§ Challenge
Print exactly the lines from the first one down to the line that contains "plt.rcParams['font.family'] = ['Open", both included, and skip the pictures.

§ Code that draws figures

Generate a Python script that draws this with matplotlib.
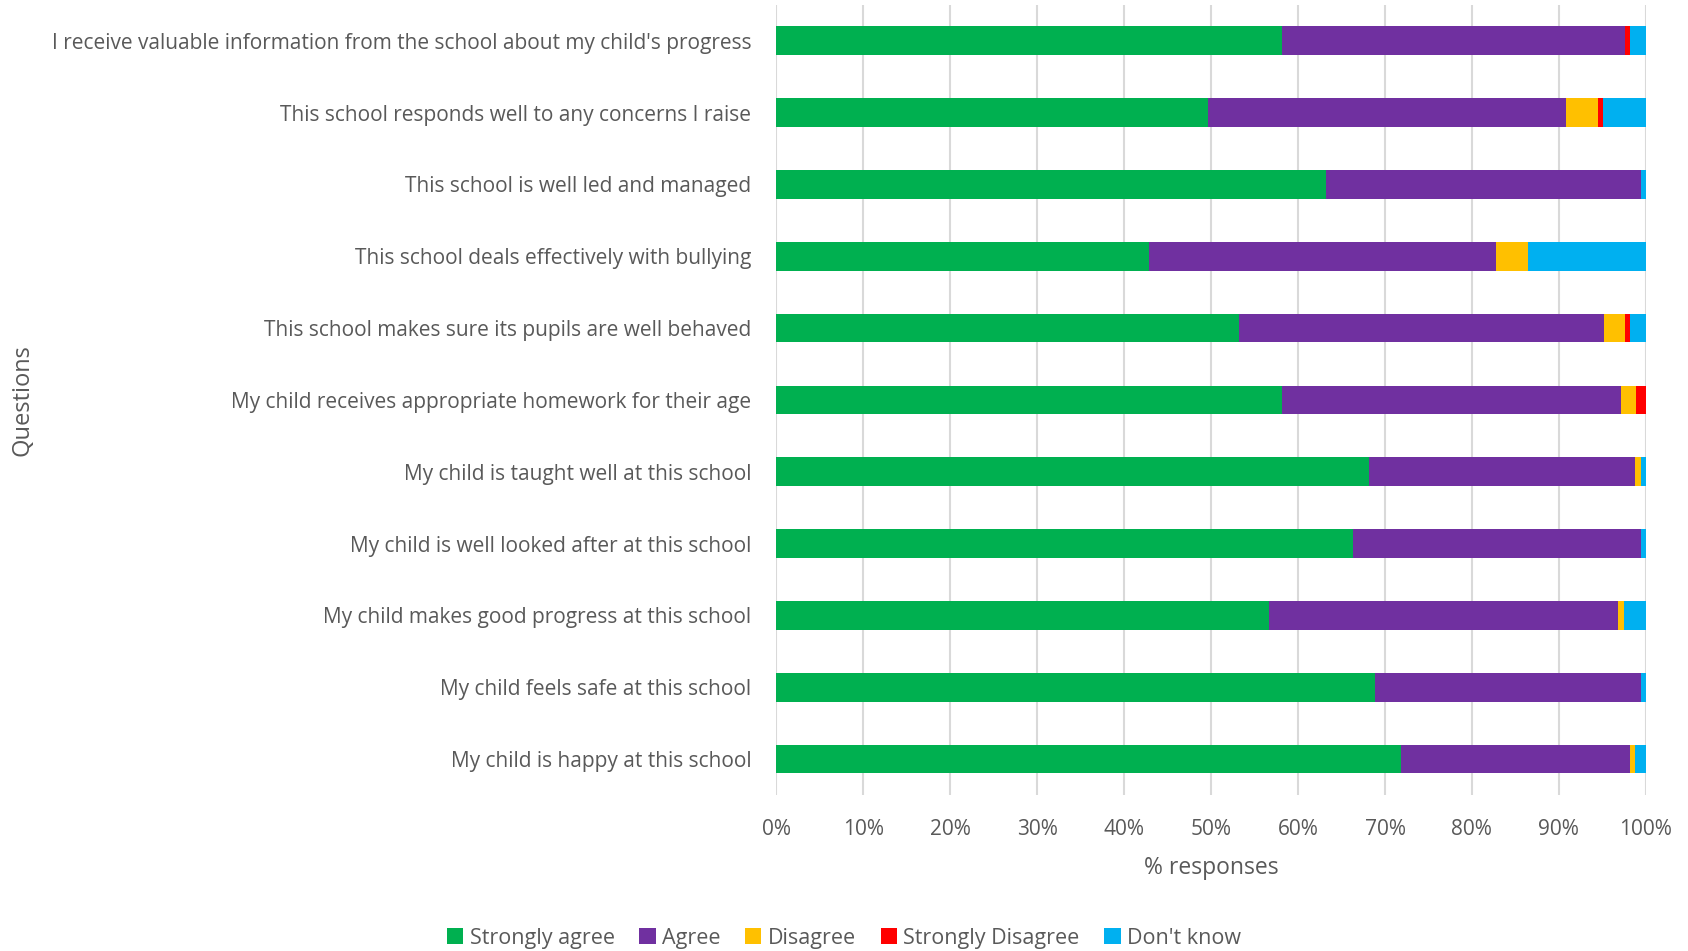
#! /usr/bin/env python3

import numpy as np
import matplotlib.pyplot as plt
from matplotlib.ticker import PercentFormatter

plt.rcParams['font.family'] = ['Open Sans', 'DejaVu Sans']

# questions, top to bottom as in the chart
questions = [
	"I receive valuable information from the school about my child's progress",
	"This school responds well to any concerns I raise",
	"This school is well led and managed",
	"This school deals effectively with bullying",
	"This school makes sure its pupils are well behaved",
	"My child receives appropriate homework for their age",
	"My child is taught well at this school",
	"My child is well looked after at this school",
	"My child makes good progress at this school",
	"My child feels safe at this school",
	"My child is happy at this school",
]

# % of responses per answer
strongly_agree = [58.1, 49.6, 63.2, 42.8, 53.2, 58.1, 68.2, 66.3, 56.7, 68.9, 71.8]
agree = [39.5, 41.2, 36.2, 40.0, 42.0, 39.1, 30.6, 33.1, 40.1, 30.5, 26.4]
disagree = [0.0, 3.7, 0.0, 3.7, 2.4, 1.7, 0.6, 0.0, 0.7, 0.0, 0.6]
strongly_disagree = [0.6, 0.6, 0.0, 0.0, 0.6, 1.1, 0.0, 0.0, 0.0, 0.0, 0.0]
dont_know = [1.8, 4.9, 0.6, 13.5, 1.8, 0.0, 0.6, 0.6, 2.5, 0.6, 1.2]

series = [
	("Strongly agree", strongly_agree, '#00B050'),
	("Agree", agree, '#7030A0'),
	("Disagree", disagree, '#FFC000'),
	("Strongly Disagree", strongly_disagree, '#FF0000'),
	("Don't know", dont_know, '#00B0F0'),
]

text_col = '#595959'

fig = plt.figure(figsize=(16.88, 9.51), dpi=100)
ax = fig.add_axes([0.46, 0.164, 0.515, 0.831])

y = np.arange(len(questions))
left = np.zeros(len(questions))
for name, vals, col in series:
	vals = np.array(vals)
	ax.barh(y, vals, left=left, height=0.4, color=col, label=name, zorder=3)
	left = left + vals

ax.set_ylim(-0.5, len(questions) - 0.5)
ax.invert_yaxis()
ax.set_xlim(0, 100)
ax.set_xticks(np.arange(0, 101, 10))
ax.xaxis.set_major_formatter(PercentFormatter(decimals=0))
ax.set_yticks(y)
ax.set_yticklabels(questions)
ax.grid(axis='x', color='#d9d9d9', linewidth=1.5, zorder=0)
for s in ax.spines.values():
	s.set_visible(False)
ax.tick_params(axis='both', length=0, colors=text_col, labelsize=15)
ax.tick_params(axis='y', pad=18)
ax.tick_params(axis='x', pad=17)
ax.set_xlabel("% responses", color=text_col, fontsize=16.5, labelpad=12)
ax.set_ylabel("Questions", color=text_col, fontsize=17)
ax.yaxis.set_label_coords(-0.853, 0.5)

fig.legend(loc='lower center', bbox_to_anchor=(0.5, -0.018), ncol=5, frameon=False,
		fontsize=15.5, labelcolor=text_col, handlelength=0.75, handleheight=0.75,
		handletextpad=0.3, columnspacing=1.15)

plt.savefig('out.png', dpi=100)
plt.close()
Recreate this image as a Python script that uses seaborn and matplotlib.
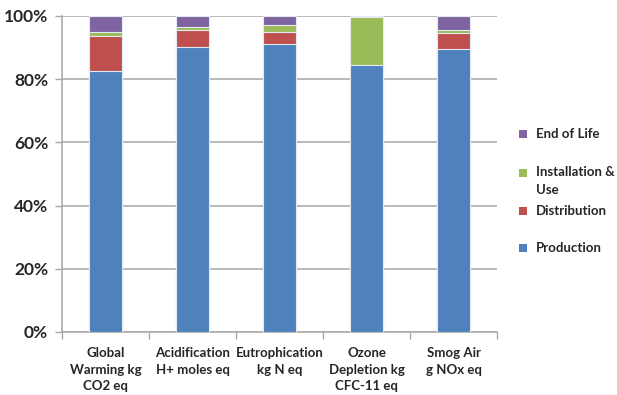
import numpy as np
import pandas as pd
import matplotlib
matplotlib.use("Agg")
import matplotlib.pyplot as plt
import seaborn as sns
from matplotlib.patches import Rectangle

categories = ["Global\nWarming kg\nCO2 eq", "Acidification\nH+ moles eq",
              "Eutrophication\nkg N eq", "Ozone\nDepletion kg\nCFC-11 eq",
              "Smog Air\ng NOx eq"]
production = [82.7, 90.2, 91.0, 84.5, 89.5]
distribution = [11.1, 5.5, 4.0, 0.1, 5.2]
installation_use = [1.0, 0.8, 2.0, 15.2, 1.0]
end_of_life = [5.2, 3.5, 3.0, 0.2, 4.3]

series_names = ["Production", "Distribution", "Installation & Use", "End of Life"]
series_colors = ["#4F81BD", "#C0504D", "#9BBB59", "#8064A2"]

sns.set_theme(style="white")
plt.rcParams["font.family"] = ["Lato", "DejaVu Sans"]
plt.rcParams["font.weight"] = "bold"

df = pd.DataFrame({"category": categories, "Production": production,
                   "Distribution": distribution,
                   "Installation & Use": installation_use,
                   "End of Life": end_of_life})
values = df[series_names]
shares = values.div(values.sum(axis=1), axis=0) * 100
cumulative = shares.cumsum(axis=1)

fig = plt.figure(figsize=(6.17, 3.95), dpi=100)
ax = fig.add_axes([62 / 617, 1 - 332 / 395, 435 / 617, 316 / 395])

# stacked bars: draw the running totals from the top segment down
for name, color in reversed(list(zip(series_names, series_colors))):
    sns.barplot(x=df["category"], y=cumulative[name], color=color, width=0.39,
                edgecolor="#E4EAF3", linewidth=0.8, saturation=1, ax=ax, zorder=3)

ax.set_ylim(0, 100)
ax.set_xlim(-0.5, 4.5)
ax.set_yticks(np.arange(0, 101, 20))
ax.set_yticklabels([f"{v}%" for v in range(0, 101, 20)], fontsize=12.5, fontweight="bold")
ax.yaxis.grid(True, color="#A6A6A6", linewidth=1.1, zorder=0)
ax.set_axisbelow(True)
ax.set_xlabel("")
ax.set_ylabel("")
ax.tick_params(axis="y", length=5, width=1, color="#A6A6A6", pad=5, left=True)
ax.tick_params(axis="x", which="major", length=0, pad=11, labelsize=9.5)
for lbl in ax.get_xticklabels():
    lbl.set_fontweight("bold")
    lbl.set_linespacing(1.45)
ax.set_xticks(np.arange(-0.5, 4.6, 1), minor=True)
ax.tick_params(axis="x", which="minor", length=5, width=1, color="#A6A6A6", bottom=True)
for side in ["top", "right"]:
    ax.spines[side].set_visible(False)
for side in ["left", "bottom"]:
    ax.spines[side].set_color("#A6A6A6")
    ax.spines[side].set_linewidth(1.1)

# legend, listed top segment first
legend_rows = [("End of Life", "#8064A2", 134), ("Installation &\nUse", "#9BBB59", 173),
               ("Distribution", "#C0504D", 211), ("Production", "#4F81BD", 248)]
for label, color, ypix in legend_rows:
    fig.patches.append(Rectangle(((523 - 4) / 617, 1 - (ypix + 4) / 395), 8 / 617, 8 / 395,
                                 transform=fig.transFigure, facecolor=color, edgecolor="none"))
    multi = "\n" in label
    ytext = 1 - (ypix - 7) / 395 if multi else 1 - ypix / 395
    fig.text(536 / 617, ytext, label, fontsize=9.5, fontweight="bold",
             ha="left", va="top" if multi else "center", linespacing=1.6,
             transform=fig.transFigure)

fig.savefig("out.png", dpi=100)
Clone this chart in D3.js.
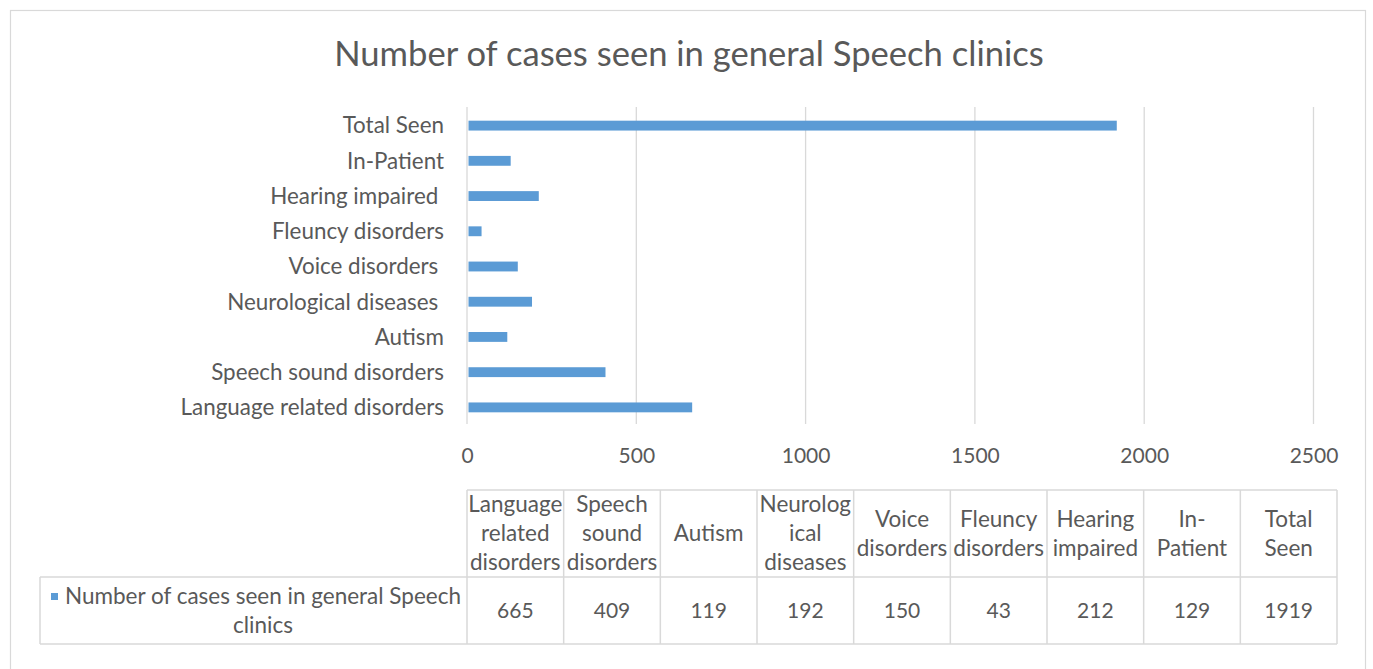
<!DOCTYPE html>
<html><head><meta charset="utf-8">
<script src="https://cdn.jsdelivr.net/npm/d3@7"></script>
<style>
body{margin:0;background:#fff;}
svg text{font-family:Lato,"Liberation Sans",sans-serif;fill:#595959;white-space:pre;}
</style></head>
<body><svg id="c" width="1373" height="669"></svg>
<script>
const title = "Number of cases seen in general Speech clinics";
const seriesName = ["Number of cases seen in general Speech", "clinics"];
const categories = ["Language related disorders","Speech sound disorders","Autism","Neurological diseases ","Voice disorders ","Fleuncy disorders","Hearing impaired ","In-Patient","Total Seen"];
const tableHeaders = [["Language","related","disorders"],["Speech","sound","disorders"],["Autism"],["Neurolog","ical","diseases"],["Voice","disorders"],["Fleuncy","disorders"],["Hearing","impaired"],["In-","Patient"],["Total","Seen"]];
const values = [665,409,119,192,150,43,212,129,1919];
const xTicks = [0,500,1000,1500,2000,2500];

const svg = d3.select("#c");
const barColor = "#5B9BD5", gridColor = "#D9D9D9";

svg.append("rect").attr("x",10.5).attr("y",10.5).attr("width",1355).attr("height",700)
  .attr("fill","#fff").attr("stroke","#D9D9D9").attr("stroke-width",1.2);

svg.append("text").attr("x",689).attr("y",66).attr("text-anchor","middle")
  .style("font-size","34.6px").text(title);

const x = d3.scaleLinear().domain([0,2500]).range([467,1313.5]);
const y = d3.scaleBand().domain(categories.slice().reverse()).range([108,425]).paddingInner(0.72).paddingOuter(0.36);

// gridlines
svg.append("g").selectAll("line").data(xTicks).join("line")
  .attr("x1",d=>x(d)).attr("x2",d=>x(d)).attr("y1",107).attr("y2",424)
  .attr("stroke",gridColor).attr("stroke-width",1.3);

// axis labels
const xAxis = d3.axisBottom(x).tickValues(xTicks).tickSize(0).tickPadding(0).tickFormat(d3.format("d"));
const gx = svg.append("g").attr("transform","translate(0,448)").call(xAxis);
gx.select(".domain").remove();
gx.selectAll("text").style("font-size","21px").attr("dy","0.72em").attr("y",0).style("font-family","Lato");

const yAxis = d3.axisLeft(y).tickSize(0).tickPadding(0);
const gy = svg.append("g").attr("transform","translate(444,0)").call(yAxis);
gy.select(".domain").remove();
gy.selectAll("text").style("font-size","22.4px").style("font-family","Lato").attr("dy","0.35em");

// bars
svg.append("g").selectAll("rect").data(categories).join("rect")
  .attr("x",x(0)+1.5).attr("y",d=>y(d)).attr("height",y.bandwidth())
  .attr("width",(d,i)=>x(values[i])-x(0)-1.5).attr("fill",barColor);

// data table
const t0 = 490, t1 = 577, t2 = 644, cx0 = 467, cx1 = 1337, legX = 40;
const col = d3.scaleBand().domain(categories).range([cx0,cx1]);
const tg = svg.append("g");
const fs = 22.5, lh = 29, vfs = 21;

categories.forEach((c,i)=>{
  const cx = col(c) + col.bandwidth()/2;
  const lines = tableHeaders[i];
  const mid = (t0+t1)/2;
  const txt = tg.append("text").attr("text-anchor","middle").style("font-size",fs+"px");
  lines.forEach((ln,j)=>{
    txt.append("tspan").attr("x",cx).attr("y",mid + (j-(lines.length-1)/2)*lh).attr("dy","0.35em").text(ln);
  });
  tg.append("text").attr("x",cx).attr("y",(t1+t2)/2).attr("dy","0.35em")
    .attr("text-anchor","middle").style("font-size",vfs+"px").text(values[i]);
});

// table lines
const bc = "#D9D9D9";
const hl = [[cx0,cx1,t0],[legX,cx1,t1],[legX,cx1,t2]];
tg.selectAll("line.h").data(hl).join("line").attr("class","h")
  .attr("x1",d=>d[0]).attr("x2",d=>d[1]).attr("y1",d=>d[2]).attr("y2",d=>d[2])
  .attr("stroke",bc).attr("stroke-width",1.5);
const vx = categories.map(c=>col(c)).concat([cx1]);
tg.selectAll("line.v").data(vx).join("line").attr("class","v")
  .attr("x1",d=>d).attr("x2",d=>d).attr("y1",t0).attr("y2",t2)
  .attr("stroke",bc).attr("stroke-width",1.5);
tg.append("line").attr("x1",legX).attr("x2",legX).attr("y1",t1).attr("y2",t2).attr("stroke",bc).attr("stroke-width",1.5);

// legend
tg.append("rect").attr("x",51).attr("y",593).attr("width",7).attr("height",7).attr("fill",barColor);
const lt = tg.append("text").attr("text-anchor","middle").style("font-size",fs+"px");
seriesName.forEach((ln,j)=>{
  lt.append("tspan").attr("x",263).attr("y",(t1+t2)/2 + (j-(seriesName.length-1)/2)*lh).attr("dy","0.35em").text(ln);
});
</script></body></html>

§ Task output
Generate a Python script that draws this with matplotlib.
#! /usr/bin/env python3

import numpy as np
import matplotlib.pyplot as plt
from matplotlib.ticker import PercentFormatter

plt.rcParams['font.family'] = ['Open Sans', 'DejaVu Sans']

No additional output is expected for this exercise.